*AVAILABLE DATA*

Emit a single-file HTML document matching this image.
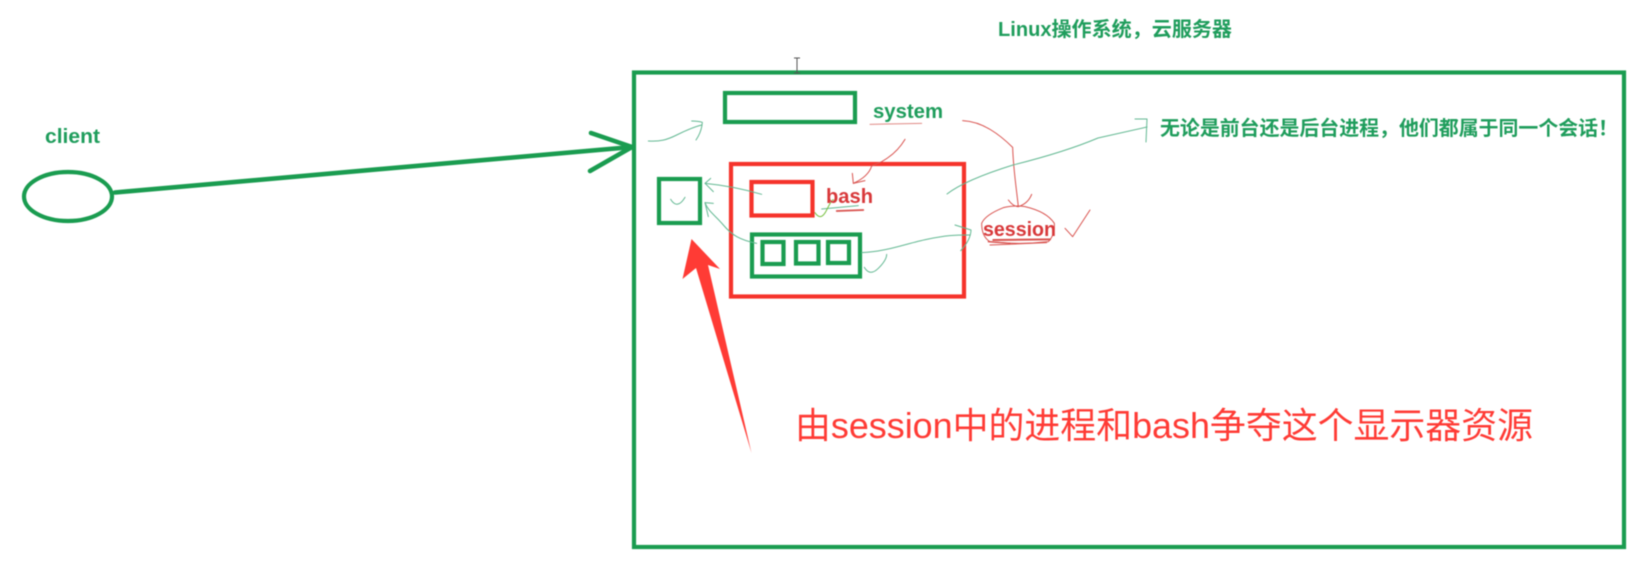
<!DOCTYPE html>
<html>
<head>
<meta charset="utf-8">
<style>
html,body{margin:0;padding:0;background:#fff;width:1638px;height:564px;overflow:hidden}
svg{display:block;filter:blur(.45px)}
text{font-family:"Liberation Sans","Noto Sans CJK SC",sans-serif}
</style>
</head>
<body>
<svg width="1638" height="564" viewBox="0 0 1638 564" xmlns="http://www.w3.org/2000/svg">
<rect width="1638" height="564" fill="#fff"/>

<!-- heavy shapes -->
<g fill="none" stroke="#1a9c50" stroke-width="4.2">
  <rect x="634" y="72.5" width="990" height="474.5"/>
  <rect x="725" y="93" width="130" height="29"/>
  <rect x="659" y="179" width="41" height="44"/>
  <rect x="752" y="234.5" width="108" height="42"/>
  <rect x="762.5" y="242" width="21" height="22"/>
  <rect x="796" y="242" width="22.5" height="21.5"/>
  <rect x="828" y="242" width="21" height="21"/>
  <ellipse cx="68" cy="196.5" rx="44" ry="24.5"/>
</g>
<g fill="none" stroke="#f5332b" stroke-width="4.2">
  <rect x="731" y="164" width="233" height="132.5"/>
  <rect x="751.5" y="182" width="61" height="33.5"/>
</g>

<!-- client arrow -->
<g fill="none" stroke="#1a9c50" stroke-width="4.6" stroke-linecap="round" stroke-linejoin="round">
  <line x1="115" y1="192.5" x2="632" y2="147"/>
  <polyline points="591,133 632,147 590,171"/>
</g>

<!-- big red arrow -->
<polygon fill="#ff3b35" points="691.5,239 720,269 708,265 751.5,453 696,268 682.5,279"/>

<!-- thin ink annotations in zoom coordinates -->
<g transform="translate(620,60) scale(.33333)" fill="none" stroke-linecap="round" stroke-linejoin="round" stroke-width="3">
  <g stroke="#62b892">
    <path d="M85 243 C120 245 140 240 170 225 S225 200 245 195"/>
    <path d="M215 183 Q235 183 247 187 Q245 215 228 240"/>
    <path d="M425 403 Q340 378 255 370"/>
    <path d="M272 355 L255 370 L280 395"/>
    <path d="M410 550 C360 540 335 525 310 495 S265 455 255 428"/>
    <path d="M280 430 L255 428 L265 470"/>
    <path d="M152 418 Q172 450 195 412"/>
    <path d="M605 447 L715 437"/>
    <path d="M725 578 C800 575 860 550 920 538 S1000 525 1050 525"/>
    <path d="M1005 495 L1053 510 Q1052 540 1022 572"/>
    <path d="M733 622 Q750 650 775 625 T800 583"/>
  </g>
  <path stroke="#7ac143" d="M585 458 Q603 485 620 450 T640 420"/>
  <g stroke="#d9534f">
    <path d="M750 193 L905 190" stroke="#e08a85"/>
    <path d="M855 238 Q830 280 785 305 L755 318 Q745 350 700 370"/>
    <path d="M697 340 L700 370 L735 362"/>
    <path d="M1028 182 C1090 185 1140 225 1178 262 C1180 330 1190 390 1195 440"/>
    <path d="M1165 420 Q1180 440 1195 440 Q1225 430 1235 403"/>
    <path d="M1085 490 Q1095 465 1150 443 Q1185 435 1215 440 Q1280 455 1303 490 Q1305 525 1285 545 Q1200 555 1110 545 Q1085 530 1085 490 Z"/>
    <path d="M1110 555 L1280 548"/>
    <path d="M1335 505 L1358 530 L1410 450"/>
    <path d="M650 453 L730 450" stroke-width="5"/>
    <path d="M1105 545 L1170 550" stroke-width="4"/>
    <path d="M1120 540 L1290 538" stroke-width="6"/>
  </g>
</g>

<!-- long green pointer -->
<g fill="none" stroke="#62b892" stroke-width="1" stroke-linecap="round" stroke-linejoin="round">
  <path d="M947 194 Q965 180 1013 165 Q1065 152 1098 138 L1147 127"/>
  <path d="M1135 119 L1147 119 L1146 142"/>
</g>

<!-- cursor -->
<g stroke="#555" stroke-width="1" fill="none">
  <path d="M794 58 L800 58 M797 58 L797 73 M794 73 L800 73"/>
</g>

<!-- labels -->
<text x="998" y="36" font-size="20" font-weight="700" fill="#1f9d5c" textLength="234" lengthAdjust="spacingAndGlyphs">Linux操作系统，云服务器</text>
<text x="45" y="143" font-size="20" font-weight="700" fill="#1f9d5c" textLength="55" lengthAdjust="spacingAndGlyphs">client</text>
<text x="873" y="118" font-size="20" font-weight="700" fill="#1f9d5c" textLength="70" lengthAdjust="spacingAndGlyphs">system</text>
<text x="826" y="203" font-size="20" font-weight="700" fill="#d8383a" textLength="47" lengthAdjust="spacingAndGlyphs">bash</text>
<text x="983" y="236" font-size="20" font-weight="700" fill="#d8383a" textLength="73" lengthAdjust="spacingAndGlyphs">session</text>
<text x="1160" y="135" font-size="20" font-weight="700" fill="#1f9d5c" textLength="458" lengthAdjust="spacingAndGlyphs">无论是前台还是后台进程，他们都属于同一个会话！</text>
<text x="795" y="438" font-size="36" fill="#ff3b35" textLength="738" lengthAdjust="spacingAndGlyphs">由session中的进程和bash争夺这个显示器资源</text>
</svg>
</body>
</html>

*WHAT THE EXERCISE ASKS*
The listing above must be printed again exactly, minus its pictures.

*WORKED ANSWER*
Emit a single-file HTML document matching this image.
<!DOCTYPE html>
<html>
<head>
<meta charset="utf-8">
<style>
html,body{margin:0;padding:0;background:#fff;width:1638px;height:564px;overflow:hidden}
svg{display:block;filter:blur(.45px)}
text{font-family:"Liberation Sans","Noto Sans CJK SC",sans-serif}
</style>
</head>
<body>
<svg width="1638" height="564" viewBox="0 0 1638 564" xmlns="http://www.w3.org/2000/svg">
<rect width="1638" height="564" fill="#fff"/>

<!-- heavy shapes -->
<g fill="none" stroke="#1a9c50" stroke-width="4.2">
  <rect x="634" y="72.5" width="990" height="474.5"/>
  <rect x="725" y="93" width="130" height="29"/>
  <rect x="659" y="179" width="41" height="44"/>
  <rect x="752" y="234.5" width="108" height="42"/>
  <rect x="762.5" y="242" width="21" height="22"/>
  <rect x="796" y="242" width="22.5" height="21.5"/>
  <rect x="828" y="242" width="21" height="21"/>
  <ellipse cx="68" cy="196.5" rx="44" ry="24.5"/>
</g>
<g fill="none" stroke="#f5332b" stroke-width="4.2">
  <rect x="731" y="164" width="233" height="132.5"/>
  <rect x="751.5" y="182" width="61" height="33.5"/>
</g>

<!-- client arrow -->
<g fill="none" stroke="#1a9c50" stroke-width="4.6" stroke-linecap="round" stroke-linejoin="round">
  <line x1="115" y1="192.5" x2="632" y2="147"/>
  <polyline points="591,133 632,147 590,171"/>
</g>

<!-- big red arrow -->
<polygon fill="#ff3b35" points="691.5,239 720,269 708,265 751.5,453 696,268 682.5,279"/>

<!-- thin ink annotations in zoom coordinates -->
<g transform="translate(620,60) scale(.33333)" fill="none" stroke-linecap="round" stroke-linejoin="round" stroke-width="3">
  <g stroke="#62b892">
    <path d="M85 243 C120 245 140 240 170 225 S225 200 245 195"/>
    <path d="M215 183 Q235 183 247 187 Q245 215 228 240"/>
    <path d="M425 403 Q340 378 255 370"/>
    <path d="M272 355 L255 370 L280 395"/>
    <path d="M410 550 C360 540 335 525 310 495 S265 455 255 428"/>
    <path d="M280 430 L255 428 L265 470"/>
    <path d="M152 418 Q172 450 195 412"/>
    <path d="M605 447 L715 437"/>
    <path d="M725 578 C800 575 860 550 920 538 S1000 525 1050 525"/>
    <path d="M1005 495 L1053 510 Q1052 540 1022 572"/>
    <path d="M733 622 Q750 650 775 625 T800 583"/>
  </g>
  <path stroke="#7ac143" d="M585 458 Q603 485 620 450 T640 420"/>
  <g stroke="#d9534f">
    <path d="M750 193 L905 190" stroke="#e08a85"/>
    <path d="M855 238 Q830 280 785 305 L755 318 Q745 350 700 370"/>
    <path d="M697 340 L700 370 L735 362"/>
    <path d="M1028 182 C1090 185 1140 225 1178 262 C1180 330 1190 390 1195 440"/>
    <path d="M1165 420 Q1180 440 1195 440 Q1225 430 1235 403"/>
    <path d="M1085 490 Q1095 465 1150 443 Q1185 435 1215 440 Q1280 455 1303 490 Q1305 525 1285 545 Q1200 555 1110 545 Q1085 530 1085 490 Z"/>
    <path d="M1110 555 L1280 548"/>
    <path d="M1335 505 L1358 530 L1410 450"/>
    <path d="M650 453 L730 450" stroke-width="5"/>
    <path d="M1105 545 L1170 550" stroke-width="4"/>
    <path d="M1120 540 L1290 538" stroke-width="6"/>
  </g>
</g>

<!-- long green pointer -->
<g fill="none" stroke="#62b892" stroke-width="1" stroke-linecap="round" stroke-linejoin="round">
  <path d="M947 194 Q965 180 1013 165 Q1065 152 1098 138 L1147 127"/>
  <path d="M1135 119 L1147 119 L1146 142"/>
</g>

<!-- cursor -->
<g stroke="#555" stroke-width="1" fill="none">
  <path d="M794 58 L800 58 M797 58 L797 73 M794 73 L800 73"/>
</g>

<!-- labels -->
<text x="998" y="36" font-size="20" font-weight="700" fill="#1f9d5c" textLength="234" lengthAdjust="spacingAndGlyphs">Linux操作系统，云服务器</text>
<text x="45" y="143" font-size="20" font-weight="700" fill="#1f9d5c" textLength="55" lengthAdjust="spacingAndGlyphs">client</text>
<text x="873" y="118" font-size="20" font-weight="700" fill="#1f9d5c" textLength="70" lengthAdjust="spacingAndGlyphs">system</text>
<text x="826" y="203" font-size="20" font-weight="700" fill="#d8383a" textLength="47" lengthAdjust="spacingAndGlyphs">bash</text>
<text x="983" y="236" font-size="20" font-weight="700" fill="#d8383a" textLength="73" lengthAdjust="spacingAndGlyphs">session</text>
<text x="1160" y="135" font-size="20" font-weight="700" fill="#1f9d5c" textLength="458" lengthAdjust="spacingAndGlyphs">无论是前台还是后台进程，他们都属于同一个会话！</text>
<text x="795" y="438" font-size="36" fill="#ff3b35" textLength="738" lengthAdjust="spacingAndGlyphs">由session中的进程和bash争夺这个显示器资源</text>
</svg>
</body>
</html>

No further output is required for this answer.